Artificial light remains a great gift, particularly for those living in darker, North European climates, enabling increased functional and leisure time over the course of a day, but the season, the orientation of each building and even each room’s geometry all have to be considered, in line with the natural course of daylight, when assessing artificial lighting needs. You might organise your bedrooms to be facing east, for example, or your living spaces to face south and west, while, to provide the best level of daylighting, the visible light transmittance of glazing should be high, with windows kept open as much as possible to absorb full spectrum light. Solar heat gain should be considered and kept low over the summer too, however, making rooflights something of a pay-off between additional light ingress and solar gain implications.

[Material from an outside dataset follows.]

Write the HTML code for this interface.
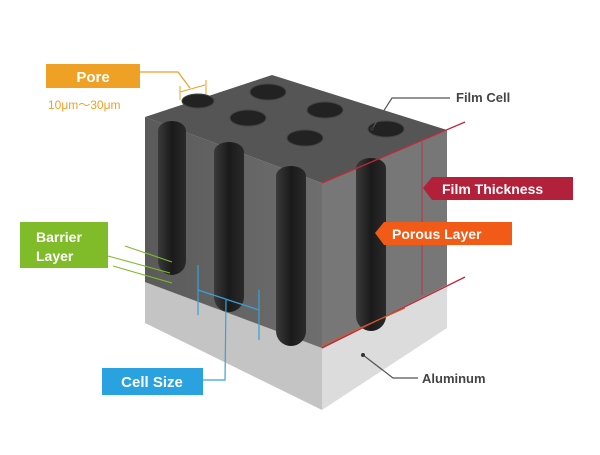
<!DOCTYPE html>
<html><head><style>
body{margin:0;width:600px;height:450px;background:#fff;overflow:hidden;font-family:"Liberation Sans",sans-serif}
</style></head><body>
<svg width="600" height="450" viewBox="0 0 600 450" xmlns="http://www.w3.org/2000/svg" font-family="Liberation Sans, sans-serif">
<defs>
<linearGradient id="pore" x1="0" x2="1"><stop offset="0" stop-color="#3a3a3a"/><stop offset=".5" stop-color="#1a1a1a"/><stop offset="1" stop-color="#2a2a2a"/></linearGradient>
<linearGradient id="lf" x1="0" x2="1"><stop offset="0" stop-color="#5a5a5a"/><stop offset="1" stop-color="#6e6e6e"/></linearGradient>
</defs>
<polygon points="145,280 322,345 322,410 145,323" fill="#c4c4c4"/>
<polygon points="322,345 447,285 447,328 322,410" fill="#dcdcdc"/>
<polygon points="145,117 322,183 322,348 145,282" fill="url(#lf)"/>
<polygon points="322,183 447,130 447,285 322,348" fill="#777"/>
<polygon points="145,117 272,75 447,130 322,183" fill="#555"/>
<g fill="#222" stroke="#444">
<ellipse cx="268" cy="92" rx="18" ry="8"/>
<ellipse cx="248" cy="118" rx="18" ry="8"/>
<ellipse cx="325" cy="110" rx="18" ry="8"/>
<ellipse cx="305" cy="138" rx="18" ry="8"/>
<ellipse cx="386" cy="129" rx="18" ry="8"/>
<ellipse cx="198" cy="101" rx="16" ry="7"/>
</g>
<g fill="url(#pore)">
<path d="M158,131 a14,10 0 0 1 28,0 v130 a14,14 0 0 1 -28,0z"/>
<path d="M214,152 a15,10 0 0 1 30,0 v145 a15,15 0 0 1 -30,0z"/>
<path d="M276,176 a15,10 0 0 1 30,0 v155 a15,15 0 0 1 -30,0z"/>
<path d="M356,168 a15,10 0 0 1 30,0 v148 a15,15 0 0 1 -30,0z"/>
</g>
<g stroke="#c0283c" stroke-width="1.3">
<line x1="322" y1="183" x2="465" y2="122"/>
<line x1="322" y1="348" x2="465" y2="277"/>
<line x1="422" y1="142" x2="422" y2="295" stroke-width=".8"/>
</g>
<line x1="322" y1="345" x2="405" y2="308" stroke="#c8602a" stroke-width="1.2"/>
<rect x="46" y="64" width="94" height="24" fill="#eea124"/>
<text x="93" y="82" fill="#fff" font-size="15" font-weight="bold" text-anchor="middle">Pore</text>
<text x="48" y="109" fill="#eea124" font-size="12">10μm〜30μm</text>
<polyline points="140,72 178,72 190,88" fill="none" stroke="#eea124" stroke-width="1.2"/>
<line x1="180" y1="92" x2="205" y2="85" stroke="#eea124"/>
<line x1="180" y1="86" x2="180" y2="100" stroke="#eea124"/>
<line x1="206" y1="80" x2="206" y2="94" stroke="#eea124"/>
<polyline points="372,129 392,98 450,98" fill="none" stroke="#555" stroke-width="1.2"/>
<circle cx="372" cy="129" r="2" fill="#333"/>
<text x="456" y="102" fill="#444" font-size="13" font-weight="bold">Film Cell</text>
<polygon points="432,177 573,177 573,200 432,200 423,188" fill="#b3203a"/>
<text x="442" y="194" fill="#fff" font-size="14" font-weight="bold">Film Thickness</text>
<polygon points="384,222 512,222 512,245 384,245 375,233" fill="#f25a17"/>
<text x="392" y="239" fill="#fff" font-size="14" font-weight="bold">Porous Layer</text>
<rect x="20" y="222" width="88" height="46" fill="#80bb2a"/>
<text x="36" y="242" fill="#fff" font-size="14" font-weight="bold">Barrier</text>
<text x="36" y="261" fill="#fff" font-size="14" font-weight="bold">Layer</text>
<g stroke="#80bb2a" stroke-width="1.1">
<line x1="125" y1="246" x2="172" y2="262"/>
<line x1="108" y1="256" x2="170" y2="273"/>
<line x1="113" y1="266" x2="172" y2="283"/>
</g>
<rect x="102" y="368" width="101" height="27" fill="#2ba2e0"/>
<text x="152" y="387" fill="#fff" font-size="15" font-weight="bold" text-anchor="middle">Cell Size</text>
<g stroke="#3aa0d8" stroke-width="1.2" fill="none">
<line x1="198" y1="265" x2="198" y2="315"/>
<line x1="259" y1="290" x2="259" y2="340"/>
<line x1="198" y1="290" x2="259" y2="310"/>
<polyline points="203,380 225,380 226,300"/>
</g>
<polyline points="363,355 393,378 418,378" fill="none" stroke="#555" stroke-width="1.2"/>
<circle cx="363" cy="355" r="2" fill="#333"/>
<text x="422" y="383" fill="#444" font-size="13" font-weight="bold">Aluminum</text>
</svg>
</body></html>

Those with a higher budget can choose lighting control systems based on astronomical clocks, linked to light sources that change temperature in accordance with natural light, but the principles for lower budgets are the same. Residential lighting basically needs to incorporate thought-out layering, featuring different light source typologies, including white task lighting above head level to mimic the rising sun – though the latter should only be viable from a biophilic perspective for a short period. Lighting should then mirror the move to warm white and finally amber hues as the day goes on, via wall and floor lights, reflecting both the colour and the position of the sun.

We also need to be wary of lighting that looks yellow but is in fact white, as is often the case with LEDs, while overhead grids should be avoided, full-stop. It’s certainly worth spending money on the highest-possible quality LEDS, while anyone exposed to too much blue light via laptops, tablets and phones in the bedroom would do well either to change habits or counter the subsequent block to their melatonin levels, causing a reduction in sleep quality, by investing in special blue-light-blocking glasses.

Once the optics of how these elements are approached during the design stages are aligned with the occupier’s wellbeing, any contradictions with technology and sustainability are by no means insurmountable and can create an enjoyable journey whose outcomes profoundly impact a home’s inhabitants. Further technological advances should continue to be assessed from a wellbeing perspective, so that the key role lighting plays in protecting our wellbeing at home – exactly where we need it most – is always recognised, prioritised and enabled.